→ **DESCRIPTION OF THE TASK**: Gather the lines that hold the string "matplotlib".

### ROWS ###

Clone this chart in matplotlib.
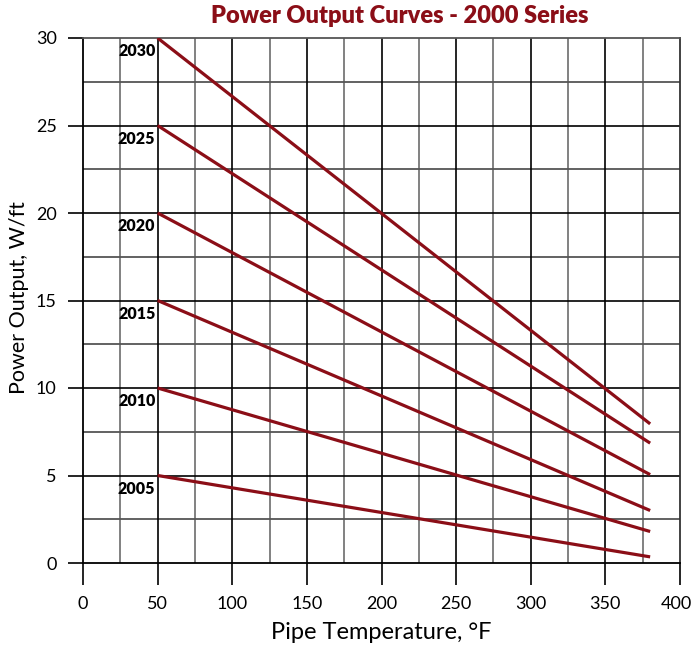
import matplotlib
matplotlib.use("Agg")
import matplotlib.pyplot as plt
import matplotlib.transforms as mtransforms
import numpy as np

plt.rcParams['font.family'] = ['Lato', 'DejaVu Sans']

series = ["2030", "2025", "2020", "2015", "2010", "2005"]
x_start = [50, 50, 50, 50, 50, 50]
x_end = [380, 380, 380, 380, 380, 380]
y_start = [30, 25, 20, 15, 10, 5]
y_end = [7.95, 6.85, 5.05, 3.0, 1.8, 0.35]

x_ticks = [0, 50, 100, 150, 200, 250, 300, 350, 400]
y_ticks = [0, 5, 10, 15, 20, 25, 30]

line_color = "#8B0E17"

fig = plt.figure(figsize=(6.93, 6.5), dpi=100)
ax = fig.add_axes([83/693, 1-563/650, (680-83)/693, (563-38)/650])

ax.set_xlim(0, 400)
ax.set_ylim(0, 30)

# grid
for xv in np.arange(25, 400, 50):
    ax.axvline(xv, color="#777777", lw=1.3, zorder=1)
for yv in np.arange(2.5, 30, 5):
    ax.axhline(yv, color="#555555", lw=1.3, zorder=1)
for xv in x_ticks[1:-1]:
    ax.axvline(xv, color="black", lw=1.2, zorder=1)
for yv in y_ticks[1:-1]:
    ax.axhline(yv, color="black", lw=1.2, zorder=1)

for s, x0, x1, y0, y1 in zip(series, x_start, x_end, y_start, y_end):
    ax.plot([x0, x1], [y0, y1], color=line_color, lw=2.3, solid_capstyle='butt', zorder=3)
    ax.text(x0 - 1.5, y0 - 0.75, s, ha='right', va='center', fontsize=11.5,
            fontweight='heavy', color='black', zorder=4)

ax.set_xticks(x_ticks)
ax.set_yticks(y_ticks)
ax.tick_params(axis='x', length=16, width=1.2, pad=8, labelsize=13)
ax.tick_params(axis='y', length=11, width=1.2, pad=8, labelsize=13)
for sp in ['left', 'bottom']:
    ax.spines[sp].set_linewidth(1.3)
    ax.spines[sp].set_color('black')
ax.spines['top'].set_color('#555555')
ax.spines['top'].set_linewidth(1.3)
ax.spines['right'].set_color('#333333')
ax.spines['right'].set_linewidth(1.3)

# keep the last x tick label inside the figure
last_lbl = ax.xaxis.get_major_ticks()[-1].label1
last_lbl.set_horizontalalignment('right')
last_lbl.set_transform(last_lbl.get_transform() +
                       mtransforms.ScaledTranslation(12/100, 0, fig.dpi_scale_trans))

ax.set_xlabel("Pipe Temperature, °F", fontsize=17)
ax.xaxis.set_label_coords(0.5, (563-622)/525)
ax.set_ylabel("Power Output, W/ft", fontsize=15.5)
ax.yaxis.set_label_coords((29-83)/597, 0.505)

fig.text(400/693, 1-16/650, "Power Output Curves - 2000 Series", ha='center', va='center',
         fontsize=17, fontweight='heavy', color=line_color)

fig.savefig("out.png", dpi=100)
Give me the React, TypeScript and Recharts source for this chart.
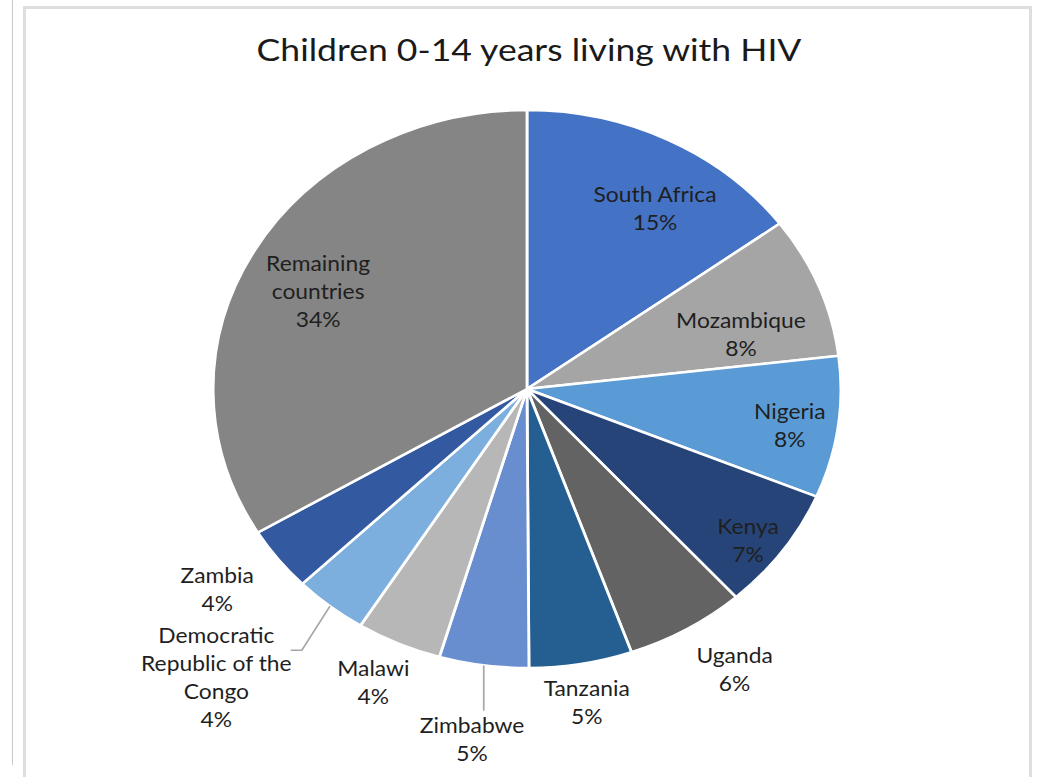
import React from "react"
import { PieChart, Pie, Cell } from "recharts"

// the whole drawing is widened horizontally, so the pie reads as an ellipse
const SX = 1.125
const WIDTH = 1037
const HEIGHT = 777
const FONT = "Lato, 'Liberation Sans', sans-serif"

const countries = [
  "South Africa",
  "Mozambique",
  "Nigeria",
  "Kenya",
  "Uganda",
  "Tanzania",
  "Zimbabwe",
  "Malawi",
  "Democratic Republic of the Congo",
  "Zambia",
  "Remaining countries",
]

// share of children 0-14 living with HIV, in percent
const shares = [14.9, 8.2, 8.2, 7.1, 6.2, 5.3, 4.6, 4.4, 3.8, 3.7, 33.6]

const sliceColors = [
  "#4472C4",
  "#A5A5A5",
  "#5B9BD5",
  "#264478",
  "#636363",
  "#255E91",
  "#698ED0",
  "#B7B7B7",
  "#7CAFDD",
  "#335AA1",
  "#858585",
]

const wrappedNames: Record<string, string[]> = {
  "Democratic Republic of the Congo": ["Democratic", "Republic of the", "Congo"],
  "Remaining countries": ["Remaining", "countries"],
}

// label distance (fraction of the radius) and clockwise nudge in degrees
const labelPlacement: Record<string, { r: number; da: number }> = {
  "South Africa": { r: 0.763, da: 5.5 },
  Mozambique: { r: 0.709, da: 5.7 },
  Nigeria: { r: 0.848, da: 1.1 },
  Kenya: { r: 0.89, da: 2.2 },
  Uganda: { r: 1.205, da: -2.7 },
  Tanzania: { r: 1.141, da: 0.3 },
  Zimbabwe: { r: 1.269, da: 0 },
  Malawi: { r: 1.162, da: 0.8 },
  "Democratic Republic of the Congo": { r: 1.433, da: 4.8 },
  Zambia: { r: 1.222, da: 1.5 },
  "Remaining countries": { r: 0.751, da: -1.9 },
}

const data = countries.map((name, i) => ({ name, value: shares[i] }))

const LINE = 28
const RAD = Math.PI / 180
const TEXT = "#1f1f1f"

const polar = (cx: number, cy: number, r: number, angle: number) => ({
  x: cx + Math.cos(-angle * RAD) * r,
  y: cy + Math.sin(-angle * RAD) * r,
})

const renderLabel = (props: any) => {
  const { cx, cy, midAngle, outerRadius, value, name } = props
  const place = labelPlacement[name] ?? { r: 0.7, da: 0 }
  const pos = polar(cx, cy, outerRadius * place.r, midAngle - place.da)
  const lines = [...(wrappedNames[name] ?? [name]), `${Math.round(value)}%`]
  const firstBaseline = pos.y - ((lines.length - 1) * LINE) / 2 + 7
  const rim = polar(cx, cy, outerRadius, midAngle)

  let leader: React.ReactNode = null
  if (name === "Zimbabwe") {
    leader = (
      <line x1={rim.x} y1={rim.y} x2={rim.x} y2={firstBaseline - 22} stroke="#a6a6a6" strokeWidth={1.5} />
    )
  } else if (name === "Democratic Republic of the Congo") {
    const ly = firstBaseline + 7
    leader = (
      <polyline
        points={`${rim.x},${rim.y} ${pos.x + 76},${ly} ${pos.x + 66},${ly}`}
        fill="none"
        stroke="#a6a6a6"
        strokeWidth={1.5}
      />
    )
  }

  return (
    <g>
      {leader}
      <text x={pos.x} y={firstBaseline} textAnchor="middle" fontSize={20.3} fontFamily={FONT} fill={TEXT}>
        {lines.map((line, i) => (
          <tspan key={i} x={pos.x} y={firstBaseline + i * LINE}>
            {line}
          </tspan>
        ))}
      </text>
    </g>
  )
}

export default function App() {
  const innerWidth = WIDTH / SX
  return (
    <div style={{ position: "fixed", left: 0, top: 0, width: WIDTH, height: HEIGHT, overflow: "hidden", background: "#fff" }}>
      <div style={{ position: "absolute", left: 12, top: 0, width: 1, height: 765, background: "#c8c8c8" }} />
      <div
        style={{
          position: "absolute",
          left: 23,
          top: 6,
          width: 1009,
          height: 800,
          border: "3px solid #dedede",
          boxSizing: "border-box",
        }}
      />
      <div
        style={{
          position: "absolute",
          left: 0,
          top: 0,
          width: innerWidth,
          height: HEIGHT,
          transform: `scaleX(${SX})`,
          transformOrigin: "0 0",
        }}
      >
        <svg width={innerWidth} height={80} style={{ position: "absolute", left: 0, top: 0 }}>
          <text x={529 / SX} y={61} textAnchor="middle" fontSize={31.6} fontFamily={FONT} fill="#1a1a1a">
            Children 0-14 years living with HIV
          </text>
        </svg>
        <div style={{ position: "absolute", left: 0, top: 0 }}>
          <PieChart width={innerWidth} height={HEIGHT} margin={{ top: 0, right: 0, bottom: 0, left: 0 }}>
            <Pie
              data={data}
              dataKey="value"
              nameKey="name"
              cx={527 / SX}
              cy={389}
              outerRadius={279}
              startAngle={90}
              endAngle={-270}
              stroke="#fff"
              strokeWidth={2.5}
              label={renderLabel}
              labelLine={false}
              isAnimationActive={false}
            >
              {data.map((d, i) => (
                <Cell key={d.name} fill={sliceColors[i]} />
              ))}
            </Pie>
          </PieChart>
        </div>
      </div>
    </div>
  )
}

###

→ **FULL RESPONSE**:
Clone this chart in matplotlib.
import matplotlib
matplotlib.use("Agg")
import matplotlib.pyplot as plt
import matplotlib.transforms as mtransforms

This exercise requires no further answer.